Gympie, Queensland

The town of Gympie is located in south eastern Queensland, Australia, and is approximately 160 kilometres north of the state capital, Brisbane. It lies on the Mary River. Gympie is the administrative centre for the Gympie Regional Council area.


Originally settled for grazing purposes, in 1867 the area became prominent when James Nash discovered gold. At the time Queensland was suffering from a severe economic depression and the discovery probably saved the colony from bankruptcy. Gold mining still plays a role in the area's fortunes, along with agriculture (dairy predominantly), timber and tourism.

The Name

Gympie's name derives from an Aboriginal name for a tree (The Gympie-gympie tree). The tree has large, round leaves that have similar properties to stinging nettles. The translation for Gympie is roughly "devil".


There are five main attractions in Gympie.

First, the Valley Rattler winds its way through the backyards of the southern side of Gympie and then continues its way into the scenic Mary Valley where it crosses and then follows the Mary River to negotiate the valley and the Mary's main tributaries. This provides a spectacular journey through the valley beginning at the Old Gympie Railway Station. This station is the original railway station for the track that passed through Gympie in the 1900s gold rush.

Second, the countryside is spectacular with an abundance of curves, gradients and bridges. Steep slopes portray a patchwork of pineapples, macadamia nuts and other crops. The Mary Valley rolling green pastures and many beautiful forests. The valley includes the villages and towns of Dagun, Amamoor, Kandanga and Imbil.

Third, Gympie's Mary St offers a post office and a wide array of bars, cafes, banks and stores. It has a quaint country town feel to it.

Fourth, Gympie is host to a large annual country music muster, which attracts thousands of fans and musicians.

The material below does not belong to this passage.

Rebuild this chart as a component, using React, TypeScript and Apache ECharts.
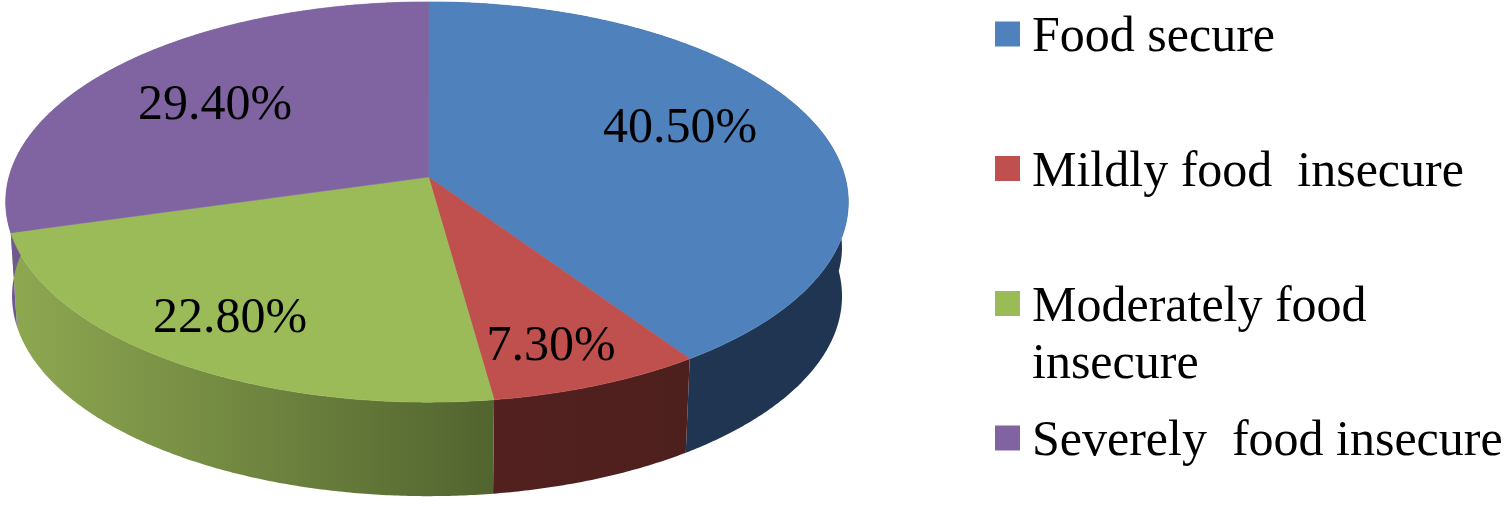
import React, { useEffect, useRef } from "react";
import * as echarts from "echarts";

const categories = ["Food secure", "Mildly food  insecure", "Moderately food insecure", "Severely  food insecure"];
const shares = [40.5, 7.3, 22.8, 29.4];
const topColors = ["#4f81bd", "#c0504d", "#9bbb59", "#8064a2"];

// layout of the projected disc (a circle seen in perspective)
const APEX_X = 428.5, APEX_Y = 177, RX = 418, RY = 197, PERSP = 0.125, DEPTH = 94, BOTTOM_SCALE = 0.985;
const FONT = "Liberation Serif";
const FONT_SIZE = 50;
const labelPositions = [[680, 125], [551, 343], [230, 315], [215, 102]];
const legendTops = [5.5, 140, 218, 409.5];

const sideFills = [
  ["#1f3552", "#1f3552"],
  ["#52211f", "#4d1f1d"],
  ["#8ea851", "#52642f"],
  ["#6f5790", "#7a609b"],
];

const project = (pct: number) => {
  const t = (pct / 100) * 2 * Math.PI;
  const u = Math.sin(t), v = -Math.cos(t), w = 1 - PERSP * v;
  return [APEX_X + (RX * u) / w - 1.5 * Math.abs(u), APEX_Y + (RY * v) / w, u, v];
};

const arc = (a: number, b: number) => {
  const pts: number[][] = [];
  const n = Math.max(2, Math.ceil((b - a) * 8));
  for (let i = 0; i <= n; i++) pts.push(project(a + ((b - a) * i) / n));
  return pts;
};

const ranges = shares.reduce<number[][]>((acc, v) => {
  const s = acc.length ? acc[acc.length - 1][1] : 0;
  acc.push([s, s + v]);
  return acc;
}, []);

export default function App() {
  const ref = useRef<HTMLDivElement>(null);
  useEffect(() => {
    const chart = echarts.init(ref.current!, undefined, { renderer: "svg" });
    const sideSeries = categories.map((_, i) => ({
      type: "custom",
      coordinateSystem: "none",
      name: "side" + i,
      silent: true,
      z: 1,
      data: [ranges[i]],
      renderItem: (_p: any, api: any) => {
        const arcPts = arc(api.value(0), api.value(1));
        const top = arcPts.map((p) => [p[0], p[1]]);
        const bottom = arcPts
          .map(([x, y, u, v]) => {
            // the rim's far right reaches up to the top face's edge
            const s = BOTTOM_SCALE + (u > 0 && v < 0 ? 0.25 * -v : 0);
            return [APEX_X + (x - APEX_X) * s, y + DEPTH];
          })
          .reverse();
        const xs = top.map((p) => p[0]);
        const x0 = Math.min(...xs), x1 = Math.max(...xs);
        return {
          type: "polygon",
          shape: { points: [...top, ...bottom] },
          style: {
            fill: new echarts.graphic.LinearGradient(x0, 0, x1, 0, [
              { offset: 0, color: sideFills[i][0] },
              { offset: 1, color: sideFills[i][1] },
            ], true),
            stroke: "none",
          },
        };
      },
    }));
    const topSeries = categories.map((name, i) => ({
      type: "custom",
      coordinateSystem: "none",
      name,
      silent: true,
      z: 2,
      itemStyle: { color: topColors[i] },
      data: [[ranges[i][0], ranges[i][1], shares[i]]],
      renderItem: (_p: any, api: any) => ({
        type: "group",
        children: [
          {
            type: "polygon",
            shape: {
              points: [[APEX_X, APEX_Y], ...arc(api.value(0), api.value(1)).map((p) => [p[0], p[1]])],
            },
            style: { fill: topColors[i], stroke: topColors[i], lineWidth: 0.6 },
          },
          {
            type: "text",
            z2: 10,
            style: {
              text: api.value(2).toFixed(2) + "%",
              x: labelPositions[i][0],
              y: labelPositions[i][1],
              align: "center",
              verticalAlign: "middle",
              fill: "#000",
              font: `${FONT_SIZE}px "${FONT}"`,
            },
          },
        ],
      }),
    }));
    chart.setOption({
      animation: false,
      backgroundColor: "#fff",
      legend: categories.map((name, i) => ({
        data: [name],
        left: 995,
        top: legendTops[i],
        padding: 0,
        icon: "rect",
        itemWidth: 25,
        itemHeight: 25,
        selectedMode: false,
        formatter: (n: string) => n.replace("Moderately food ", "\nModerately food\n"),
        textStyle: {
          fontFamily: FONT,
          fontSize: FONT_SIZE,
          color: "#000",
          lineHeight: 57,
          padding: [0, 0, 0, 7],
        },
      })),
      series: [...sideSeries, ...topSeries],
    });
    return () => chart.dispose();
  }, []);
  return <div ref={ref} style={{ position: "fixed", left: 0, top: 0, width: 1507, height: 510 }} />;
}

Finally, Gympie also hosts the Heart of Gold International Short Film Festival.

Minor Attractions

- The alleged Gympie Pyramid


Gympie has many private and public schools, reflecting its importance as a regional service centre. State primary schools include Gympie West, Chatsworth, Monkland, Jones Hill, Gympie Central, Two Mile, One Mile, Gympie East, Gympie South. State secondary schools include James Nash and Gympie State High, which is well known for its music department and sporting facilities. Private schools offer both primary and secondary education. They include Victory College, Cooloola Christian College and St Patrick's.


Road connection to Gympie is via the Bruce Highway. Rail connect is via QR's North Coast railway line, which is served by daily Citytrain services to Brisbane and Traveltrain services for long distances. There are few public buses in Gympie and automobiles are the main mode of transportation.

Traveston Dam

The Queensland Government has plans to build a dam on the Mary River at Traveston Crossing, approximately 16 km south of Gympie, arguing that there is sound geology and that Brisbane needs more water.

The proposed dam will flood approximately 900 properties, many of them income-producing farms, including the largest dairy farm in Queensland. The affected land owners and other shire residents have staged rallies protesting against the proposed dam. The protesters argue that Traveston dam will flood the properties and endanger the following rare species: the Mary River cod, lungfish (Neoceratodus forsteri) and platypus.

Non state-government reports have arrived at less favourable geological conclusions. For example, Cooloola Shire Council recently released a report it commissioned to this effect.